Japanese Army and Air Force in China. Then they would launch a bombing campaign
against Japan’s Home Islands from Chinese bases and stage invasions of Japanese home
territory from the Chinese mainland.
Third, the US Navy could implement a variant of its thirty-year-old Plan Orange and
fight its way across the Central Pacific, seizing island bases and depending heavily upon
its newly developed fleet train for resupply under way at sea, defeating the Imperial
Japanese Navy as and when it offered itself in battle (Miller, 1991). Geopolitics and
geostrategy mandated that this drive must head for the Japanese Marianas. From there
the drive could veer north-westwards directly for Japan itself, move on Taiwan or reach
for the Philippines.
Which of the three options did the United States choose? In practice, it chose not to
choose. The drive north from Australia towards the Dutch East Indies, and eventually the
Philippines, was endorsed because it was MacArthur’s. After all, he had been created a
national hero by Washington for his supposedly heroic defence of Bataan and the island
of Corregidor in Manila Bay. Also, this land-oriented, albeit sea- and air-dependent,
thrust into the Japanese Empire appealed to the Army. The Navy’s understandable
preference for the ocean road to Tokyo was irresistible. Its strategic promise was high,
and it was complementary to MacArthur’s push. Exactly where the two thrusts would
meet – at the Philippines, Taiwan or Japan itself – would have to wait upon events. And
finally, the United States did attempt, seriously if unwisely, to construct an army in China
that could beat the Japanese and provide a safe continental haven from which a long-
range bombing campaign against the Home Islands could be conducted.
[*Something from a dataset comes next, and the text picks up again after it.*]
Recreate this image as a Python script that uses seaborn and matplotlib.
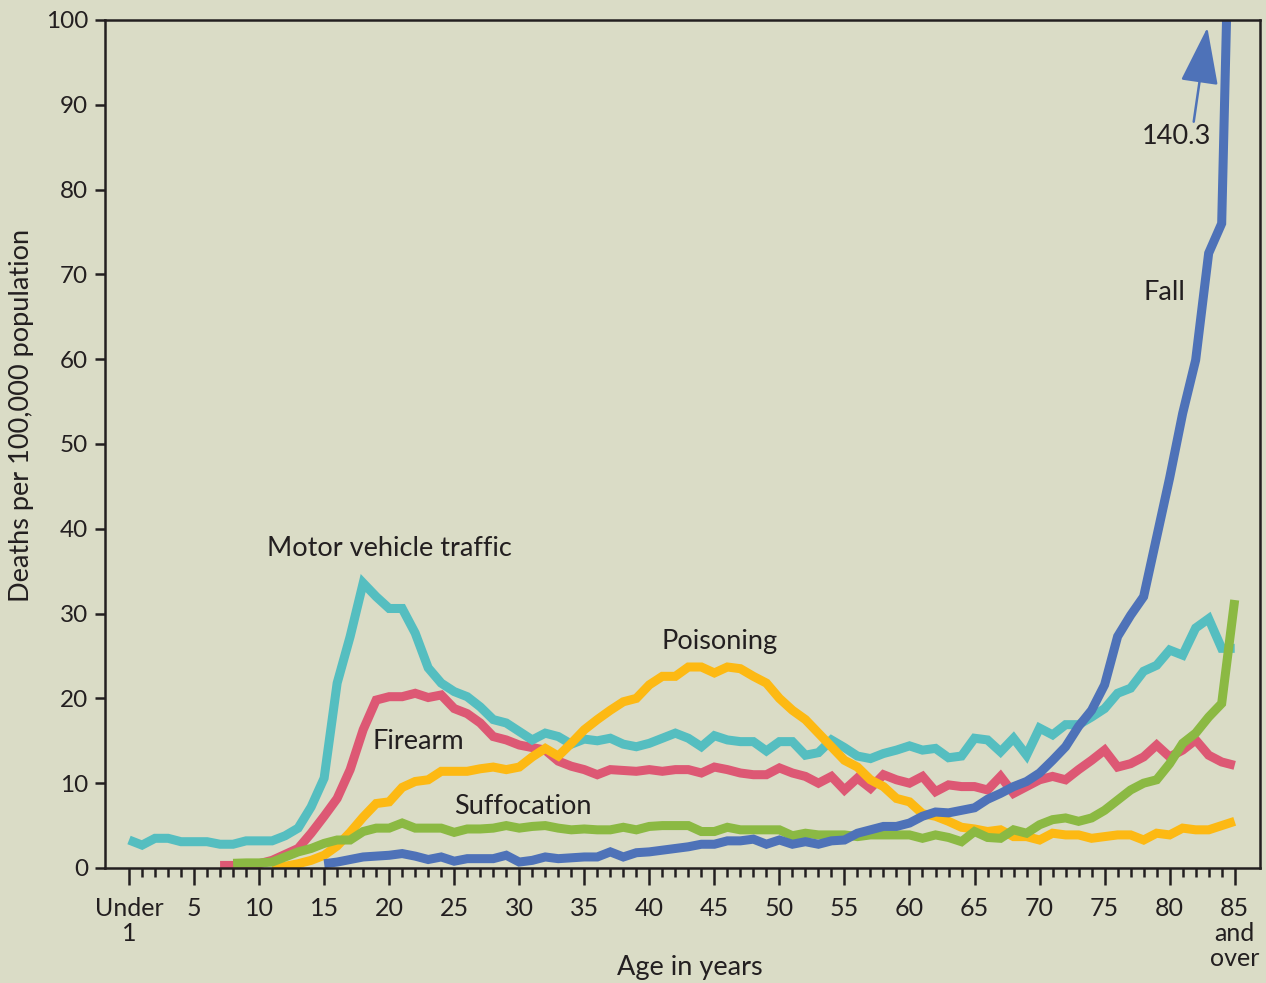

But in 1944,
Japanese offensives in China were so successful that Chiang’s armies were obliged
to retreat deep into the country and US air bases for the bombing campaign were over-
run. As a result, China, the third threat vector, was belatedly taken off the American
strategy board, after the wasting of a mountain of matérieland thousands of lives. Japan
would be defeated by MacArthur from the south and Admiral Nimitz from the east. Was
it strategically essential to endorse both approaches? Probably not, though it may well
have confused the Japanese as to which threat was the main one. Since the Americans
themselves could not answer that question, one can excuse the Japanese for being
puzzled.
How was Japan defeated? In a material sense, by the US economy. The ‘Two-Ocean’
Navy Act of 1940 looked to achieve a 70 per cent increase in the size of the Navy, while
the country mobilized in depth in all dimensions of its war-making needs. The Japanese
were surprised by the scale and pace of the US mobilization, as well as by the character
and speed of the US Navy’s recovery from its losses at Pearl Harbor, the Coral Sea and
Midway. But Tokyo had never treasured any illusions as to the ultimate military-industrial
strength of the United States. It knew that it must lose a long war of attrition. It would be
a profound error, however, to attribute Japan’s defeat largely to the weight of America’s
military production. The US Navy and Marine Corps invented new ways of warfare, and
learnt to execute them effectively. With inadvertent assistance from Admiral Yamamoto,
the US Navy changed from being a battleship navy to being a carrier navy. The latter
assumed the fleet crown of being the ‘capital ship’ in the drive across the Central Pacific.
The thrust that from November 1943 until June 1944 took the Japanese-held Gilberts,
Marshalls, Carolines and Marianas on Tokyo’s 14,200-mile maritime defence perimeter
was led by joint carrier task forces. This was completely new in the history of warfare.